Louisville, KY - May 22, 2013 - The Kentucky Museum of Art and Craft (KMAC) presents a special research exhibition of paintings by Kentucky native C.C. Coyle on loan from the Berea College Art Collection. Cosmic Nature: Paintings by C.C. Coyle consists of 24 oil paintings and will be on view in the second floor gallery through June 23rd. It is the first exhibition of Coyle's work to be shown outside of Berea. KMAC seeks to uncover more information about these works as well as piece together a more complete history of the artist.
History
Carlos Cortez Coyle (1871-1962) was a self-taught painter who spent the early part of his life in Dreyfus, Kentucky. In 1889, he briefly attended Berea Foundation School (now Berea College) where he was introduced to Appalachian arts and crafts through teacher and Director of Berea's Fireside Industries Jennie Lester Hill. Early drawings of birds, plumes, feathers and goddesses are found in an old school diary that he kept while attending the school. Coyle left Berea before graduating for reasons unknown and moved to Florida and then to Canada in an attempt to make a living in farming. Drought caused him to make a career change into the building trade, which came to a close during World War I. After the war, Coyle moved to San Francisco to begin his trade again, but was unsuccessful due to the Great Depression. In 1929, at the age of 60, Coyle took up oil painting and completed over a hundred works between 1929 and 1942.
In 1942, prompted by his failing health, Coyle paid to ship four crates from San Francisco to Berea College containing 47 paintings, 35 drawings and an illustrative diary of his work. Shortly after the unannounced shipment to Berea College, Coyle sent a letter of intent stating, "I am resolved to give my art to the land of my birth where I played and spent most of my youth." The paintings were left crated and put into storage where they remained until 1960 when Berea College art professor Thomas Fern discovered the work and held Coyle's first exhibition. The exhibit received some public recognition through an article written for the Louisville Courier Journal Magazine by then arts critic William Mootz. Through inquiries by Berea Art Department staff, they found Coyle who at 88 was suffering from blindness and residing in Leesburg, FL. He replied with a letter of thanks to the school for showing his work in the art gallery. Carlos Cortez Coyle died two years later in 1962. He was 90.
Works
C.C. Coyle's paintings are a collection representing Kentucky and West Coast landscape memories ranging in themes of nature, motherhood, astronomy, industrial progress, the passage of time and spirituality. The bulk of his work was made in the 1930's in the time frame of President Roosevelt's Federal Art Project of the Works Progress Administration and the Surrealism movement. Many of his paintings include multiple images in one composition creating a narrative story line that begs the viewer to decode.

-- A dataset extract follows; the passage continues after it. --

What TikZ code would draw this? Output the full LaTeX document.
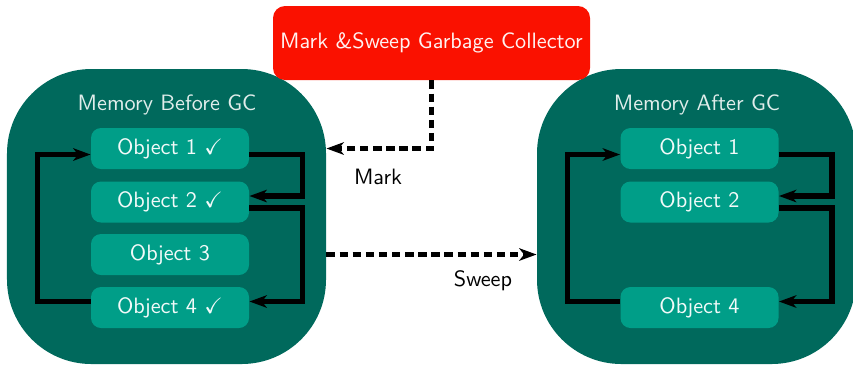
\documentclass[tikz,border=0pt]{standalone}
\usepackage{amssymb}
\usetikzlibrary{arrows.meta}
\definecolor{memdark}{RGB}{0,105,92}
\definecolor{objteal}{RGB}{0,158,136}
\definecolor{gcred}{RGB}{250,17,0}
\begin{document}
\begin{tikzpicture}[x=0.45pt,y=-0.45pt,
  font=\sffamily,
  membox/.style={fill=memdark,rounded corners=38pt,minimum width=143.55pt,minimum height=132.75pt,inner sep=0pt},
  objbox/.style={fill=objteal,rounded corners=4.5pt,minimum width=71.1pt,minimum height=18.45pt,inner sep=0pt,text=white!95!objteal},
  gcbox/.style={fill=gcred,rounded corners=5.4pt,minimum width=142.65pt,minimum height=33.3pt,inner sep=0pt,text=white!95!gcred},
  memtitle/.style={text=white!88!memdark},
  refline/.style={line width=2.3pt,-{Stealth[length=7.8pt,width=5.6pt,inset=2.2pt]}},
  gcline/.style={line width=2.2pt,dash pattern=on 3.8pt off 2.1pt,-{Stealth[length=7.8pt,width=5.6pt,inset=2.2pt]}},
  lbl/.style={text=black}]
\useasboundingbox (0,0) rectangle (853,365);
\node[membox] (memL) at (166.5,216.5) {};
\node[membox] (memR) at (696.5,216.5) {};
\node[gcbox] (gc) at (431.5,43) {Mark \&Sweep Garbage Collector};
\node[memtitle] (tL) at (167,105) {Memory Before GC};
\node[memtitle] (tR) at (697,105) {Memory After GC};
\node[objbox] (l1) at (170,148.5) {Object 1 $\checkmark$};
\node[objbox] (l2) at (170,202) {Object 2 $\checkmark$};
\node[objbox] (l3) at (170,254.5) {Object 3};
\node[objbox] (l4) at (170,307.5) {Object 4 $\checkmark$};
\node[objbox] (r1) at (699.5,148.5) {Object 1};
\node[objbox] (r2) at (699.5,202) {Object 2};
\node[objbox] (r4) at (699.5,307.5) {Object 4};
% references, before GC
\draw[refline] ([yshift=2.7pt]l4.west) -- ++(-53,0) |- ([yshift=-2.7pt]l1.west);
\draw[refline] ([yshift=-2.7pt]l1.east) -- ++(53,0) |- ([yshift=2.7pt]l2.east);
\draw[refline] ([yshift=-2.7pt]l2.east) -- ++(53,0) |- ([yshift=2.7pt]l4.east);
% references, after GC
\draw[refline] ([yshift=2.7pt]r4.west) -- ++(-53,0) |- ([yshift=-2.7pt]r1.west);
\draw[refline] ([yshift=-2.7pt]r1.east) -- ++(53,0) |- ([yshift=2.7pt]r2.east);
\draw[refline] ([yshift=-2.7pt]r2.east) -- ++(53,0) |- ([yshift=2.7pt]r4.east);
% collector phases
\draw[gcline] (gc.south) |- (memL.east |- l1);
\draw[gcline] (memL.east |- l3) -- (memR.west |- l3);
\node[lbl] (mark) at (378,177) {Mark};
\node[lbl] (sweep) at (483,281) {Sweep};
\end{tikzpicture}
\end{document}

Categorizing C.C. Coyle in an art historical context is challenging. He is self-taught but uses proportion and realistic depth that defies the Folk Art label. His sentimental imagery of popular culture and knowledge of fine art contradicts being a "visionary" painter, which is work that is religious in theme and based on dreams, visions or voices. Coyle's boldness of color and brushstroke and lack of conventional restraints is comparable to 20th Century naïve artists.
Included in the exhibit is an extensive family tree Coyle created in 1944 tracing his lineage back to the Coyle's that served in the American Revolutionary War. C.C. Coyle went to much effort to compile this exhaustive list and states in his written narrative, "I am leaving you this record as a heritage that many of you will refer to with pride and pleasure."
The KMAC exhibition asks viewers to give their impressions of the C.C. Coyle collection. Open to Interpretation: The Works of C.C. Coyle is presented in the middle of the second floor gallery where participants can write their one to two word impressions of Coyle's work on note cards and affix them to a designated wall.
KMAC looks to position these exceptional works into the larger context of American Art from the 20th century.